Ruling imminent in Mariah Carey book lawsuit; and stolen songs claims that the singer ignored

By David Baker

   Eleven months after the lawsuit in which Morgan Carey claims statements in Mariah Carey’s book The Meaning of Mariah Carey caused him to loose potential income, a judge may be about to issue a decision on Mariah Carey’s request to dismiss the case.

   “The shutdown of the courts due to the pandemic has delayed lots of cases,” a staff person in the office of state Supreme Court Justice Barbara Jaffe said last week. “But I think there will be a ruling soon.”

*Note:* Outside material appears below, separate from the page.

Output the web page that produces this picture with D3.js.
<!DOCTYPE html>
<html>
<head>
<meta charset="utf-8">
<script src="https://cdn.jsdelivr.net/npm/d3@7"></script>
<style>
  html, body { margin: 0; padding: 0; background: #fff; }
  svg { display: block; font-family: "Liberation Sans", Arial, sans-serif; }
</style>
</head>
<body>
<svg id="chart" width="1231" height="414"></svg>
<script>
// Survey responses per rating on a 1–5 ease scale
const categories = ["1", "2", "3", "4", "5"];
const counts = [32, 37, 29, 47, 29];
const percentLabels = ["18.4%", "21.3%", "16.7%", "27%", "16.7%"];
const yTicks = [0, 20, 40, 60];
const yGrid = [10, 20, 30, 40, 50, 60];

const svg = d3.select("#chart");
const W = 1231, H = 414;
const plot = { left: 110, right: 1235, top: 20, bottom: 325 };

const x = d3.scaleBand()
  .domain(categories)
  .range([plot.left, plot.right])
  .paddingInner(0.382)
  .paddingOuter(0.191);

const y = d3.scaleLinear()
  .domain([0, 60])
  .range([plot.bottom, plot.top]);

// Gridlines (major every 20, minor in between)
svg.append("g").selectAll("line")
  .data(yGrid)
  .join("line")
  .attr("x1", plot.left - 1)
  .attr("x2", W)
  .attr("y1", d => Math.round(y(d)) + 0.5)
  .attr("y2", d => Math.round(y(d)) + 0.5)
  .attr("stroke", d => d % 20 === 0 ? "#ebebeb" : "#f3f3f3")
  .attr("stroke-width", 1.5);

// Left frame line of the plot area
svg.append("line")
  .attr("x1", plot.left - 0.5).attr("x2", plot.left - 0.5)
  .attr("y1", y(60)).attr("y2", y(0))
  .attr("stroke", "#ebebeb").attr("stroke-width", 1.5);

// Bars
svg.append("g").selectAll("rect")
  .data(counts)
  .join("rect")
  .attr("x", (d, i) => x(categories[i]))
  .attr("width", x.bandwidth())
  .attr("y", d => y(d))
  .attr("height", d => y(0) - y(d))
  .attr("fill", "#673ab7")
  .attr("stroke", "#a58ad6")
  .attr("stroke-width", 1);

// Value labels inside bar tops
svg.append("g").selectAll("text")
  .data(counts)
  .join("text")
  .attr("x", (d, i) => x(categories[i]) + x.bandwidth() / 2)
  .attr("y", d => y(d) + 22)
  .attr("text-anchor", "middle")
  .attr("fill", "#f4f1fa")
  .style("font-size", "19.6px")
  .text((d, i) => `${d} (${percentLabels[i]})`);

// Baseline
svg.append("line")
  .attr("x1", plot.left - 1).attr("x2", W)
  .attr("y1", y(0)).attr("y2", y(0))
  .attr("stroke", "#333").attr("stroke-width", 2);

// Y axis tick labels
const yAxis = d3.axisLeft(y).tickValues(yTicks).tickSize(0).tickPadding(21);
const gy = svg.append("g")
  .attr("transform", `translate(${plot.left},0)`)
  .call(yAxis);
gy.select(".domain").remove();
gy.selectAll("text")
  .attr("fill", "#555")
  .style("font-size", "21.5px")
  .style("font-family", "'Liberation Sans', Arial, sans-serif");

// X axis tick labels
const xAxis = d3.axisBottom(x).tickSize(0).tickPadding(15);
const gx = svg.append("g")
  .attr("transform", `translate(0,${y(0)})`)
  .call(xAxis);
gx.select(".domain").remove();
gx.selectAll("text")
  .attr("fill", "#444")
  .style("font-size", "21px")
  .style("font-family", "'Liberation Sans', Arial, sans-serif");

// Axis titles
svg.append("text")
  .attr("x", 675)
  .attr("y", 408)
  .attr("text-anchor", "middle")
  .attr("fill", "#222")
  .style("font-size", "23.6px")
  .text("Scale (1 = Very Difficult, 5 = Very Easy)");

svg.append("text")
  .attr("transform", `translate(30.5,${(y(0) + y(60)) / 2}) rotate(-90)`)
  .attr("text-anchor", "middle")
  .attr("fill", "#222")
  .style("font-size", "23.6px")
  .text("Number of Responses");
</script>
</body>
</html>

  Normally, by this point, discovery - the exchange of information prior to trial - would have been underway for several months. But in this case numerous motions and motions in opposition have been filed, and the deadlines on several of them have repeatedly been delayed by agreement between attorneys representing on one side, Morgan Carey, and on the other side, Mariah Carey, Mariah Carey’s co-writer and the publishers of the book. 

   Adding to the delay was that some documents were filed on paper, the staff person said.  Almost all papers are now filed electronically.

   Mariah Carey is asking the judge to throw out Morgan Carey’s claim before it starts. Morgan Carey wants to conduct limited discovery  - to include deposing Mariah Carey and other defendants in the case. He also wants copies of any emails and other documents that refer to the decision not to give him an opportunity to respond to statements about him in the book before it was published.

****

      In the book, Mariah Carey refers to allegations that she stole songs.

     “A couple of people have come for “Hero” and for me, with both royalties and plagiarism claims. Three times I have been to court, and three times the cases have been thrown out.

   “The first time, the poor fool going after me had to pay a fine,” she claims, without explaining who imposed this penalty and why. 

    But she somehow forgot to mention the $500,000 that was paid to songwriter Kevin McCord to settle his claim that she copied his song  “I Want to Thank You” for her 1992 song “Make It Happen.” Or the $1 million that went to Sharon Taber and Ron Gonzalez, who claimed that her 1991 song “Can’t Let Go” was lifted from their composition “Right Before My Eyes.”

   Then there was an undisclosed sum paid to Maurice White over her song 1991 “Emotions” which he claimed was a rip off of his song “Best Of My Love.”

   And there are just the claims that went to court. There are likely other songwriters who believe their work also was stolen by Mariah Carey but don’t have the resources to start a legal battle with someone who has a team of lawyers to beat them down.